I recently was offered a significant revenue share deal. The client didn’t want to invest anything upfront, he only wanted to pay us from the revenue that would be generated after the product launched. So in this case, our team’s payment was based on assumption that the promotion was going to be successful.
These opportunities can be incredibly lucrative, and they can also be incredibly risky…
It’s important to evaluate the level of risk and to be clear on your own risk tolerance. If you’re struggling to get consistent income,and you have a mortgage, kids, or other financial obligations, sometimes taking a risky deferred income opportunity may not be in your best interest.
So how do you know if you should take on a revenue-share opportunity with a client? How do you objectively evaluate the risk of these revenue-share projects?

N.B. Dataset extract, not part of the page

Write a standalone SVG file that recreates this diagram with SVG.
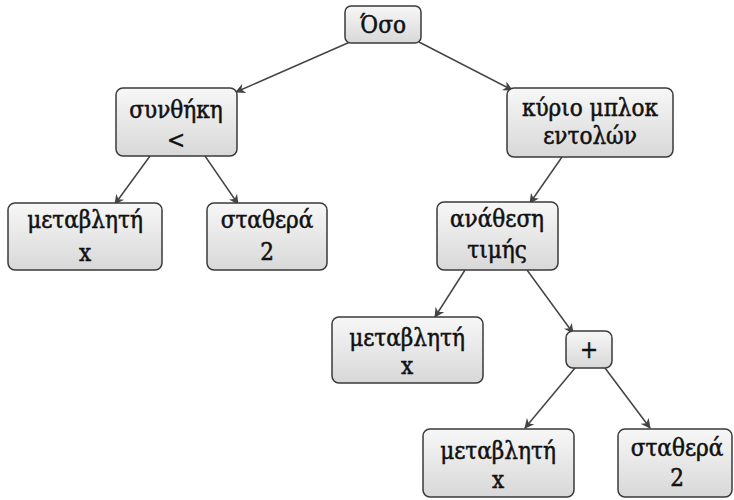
<svg xmlns="http://www.w3.org/2000/svg" width="734" height="500" viewBox="0 0 734 500">
<defs>
<linearGradient id="g" x1="0" y1="0" x2="0" y2="1">
<stop offset="0" stop-color="#f7f7f7"/>
<stop offset="1" stop-color="#d8d8d8"/>
</linearGradient>
<marker id="a" viewBox="0 0 10 10" refX="9" refY="5" markerWidth="10" markerHeight="10" markerUnits="userSpaceOnUse" orient="auto">
<path d="M0,0 L10,5 L0,10 L3,5 Z" fill="#444"/>
</marker>
<style>
rect{fill:url(#g);stroke:#3a3a3a;stroke-width:1.5}
text{font-family:"DejaVu Serif Condensed","DejaVu Serif",serif;font-size:24px;fill:#111;text-anchor:middle;stroke:#111;stroke-width:0.5}
.e line{stroke:#444;stroke-width:1.5;marker-end:url(#a)}
</style>
</defs>
<rect x="0" y="0" width="734" height="500" fill="#fff" style="fill:#fff;stroke:none"/>
<g class="e" id="edges">
<line x1="350" y1="42" x2="236" y2="92"/>
<line x1="419" y1="42" x2="512" y2="90"/>
<line x1="150" y1="156" x2="115" y2="204"/>
<line x1="205" y1="156" x2="238" y2="204"/>
<line x1="562" y1="157" x2="530" y2="203"/>
<line x1="465" y1="270" x2="435" y2="317"/>
<line x1="527" y1="270" x2="573" y2="333"/>
<line x1="575" y1="368" x2="525" y2="428"/>
<line x1="605" y1="368" x2="650" y2="428"/>
</g>
<g id="oso"><rect x="345" y="6" width="76" height="37" rx="6"/><text x="383" y="33">Όσο</text></g>
<g id="synthiki"><rect x="116" y="88" width="121" height="68" rx="7"/><text x="176" y="118">συνθήκη</text><text x="176" y="148">&lt;</text></g>
<g id="kyrio"><rect x="507" y="88" width="166" height="69" rx="7"/><text x="590" y="116">κύριο μπλοκ</text><text x="590" y="144">εντολών</text></g>
<g id="metavliti1"><rect x="8" y="203" width="154" height="67" rx="7"/><text x="85" y="228">μεταβλητή</text><text x="85" y="261">x</text></g>
<g id="stathera1"><rect x="207" y="203" width="120" height="67" rx="7"/><text x="267" y="228">σταθερά</text><text x="267" y="260">2</text></g>
<g id="anathesi"><rect x="437" y="202" width="121" height="68" rx="7"/><text x="497" y="227">ανάθεση</text><text x="497" y="258">τιμής</text></g>
<g id="metavliti2"><rect x="332" y="317" width="151" height="66" rx="7"/><text x="407" y="346">μεταβλητή</text><text x="407" y="374">x</text></g>
<g id="plus"><rect x="566" y="331" width="46" height="37" rx="7"/><text x="589" y="358">+</text></g>
<g id="metavliti3"><rect x="423" y="429" width="151" height="68" rx="7"/><text x="498" y="459">μεταβλητή</text><text x="498" y="488">x</text></g>
<g id="stathera2"><rect x="618" y="429" width="114" height="68" rx="7"/><text x="677" y="456">σταθερά</text><text x="677" y="486">2</text></g>
</svg>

I typically look at 4 factors to evaluate the risk:
1. Trust In The Client
First and foremost is trust. I look at the relationship I have with the person that’s making the offer. When you enter into an agreement like this, you need to trust that that other person is going to be honest about their expenses, be honest about their revenue numbers, be transparent and allow you to see into the back end operations. Do you trust that they’re going to hold up their end of the bargain? Whether it’s a certain minimum amount of ad spend they’ve committed to, or the addition of specific resources – do you trust that they’ll follow through? Do you trust their track record? Do they have a history of successful launches or successful marketing campaigns or is it one failed idea after the other?
You have to have the trust in that person and that person’s ability and in their team’s ability.
2. The Offer
The second thing I look at is the offer. Is it a proven offer? Have they sold it successfully in the past or is this brand new, yet to be tested with the market? There’s a lot more risk in an unproven offer. I’m less likely to take on a project with an unproven offer that hasn’t been validated by the marketplace because I know more often than not, it’s going to take longer to get those conversions.
3. Project Variables
Next I evaluate all of the variables of the specific situation. I look at how many team members are involved, how many other people I need to count on to do their part. I look at the traffic sources, the client’s list size, affiliate partners, profit margins, the cost structure, ad budgets – all of the conversion metrics that are available. I need to look at all of the things that are out of my control and all of the moving pieces of the project that need to work together to get the results we want.
Every project is different, and it’s important to evaluate every opportunity on its own merit. Look at all the things that they have going for them, all the assets, all the gaps.
4. Your Risk Tolerance / Opportunity Cost
Last but certainly not least, I look at my risk tolerance and my opportunity cost. From a financial standpoint, if you’re a freelancer or consultant and you’re relying on client work to pay the bills, you need to take a look at your current portfolio. Are you able to spend 20 percent of your daily allocated billable hours on a project that you’re not getting paid for upfront? What other opportunities do you have that would occupy that space on your calendar? What’s going to be the best use of your time?
Along those same lines, it’s important to know the maximum credit line that you are going to extend to someone else on these projects? This was something I learned the hard way. I had accepted a revenue-share project for a large ecommerce company and we spent hundreds of hours building this massive platform for them to distribute samples and sell leads and unfortunately, they didn’t hold up their end of the bargain. They didn’t market it and didn’t take care of the operational side as well as they could have. At some point had to make the decision to stop working on the project. Their credit line has been maxed out. It’s important to know your maximum credit line that you’re willing to extend a client. Billable hours or not, there is an opportunity cost. Costs as to where you’re spending your time. So before you get into a situation where you’re looking at this back end revenue or profit share agreement, think about your credit line. What’s your limit?
While everyone talks about revenue-share deals as being extremely lucrative and the “holy grail” of consulting engagements, they can also be extremely taxing and risky, so it’s important to go into these engagements with your eyes wide open to protect yourself and your business.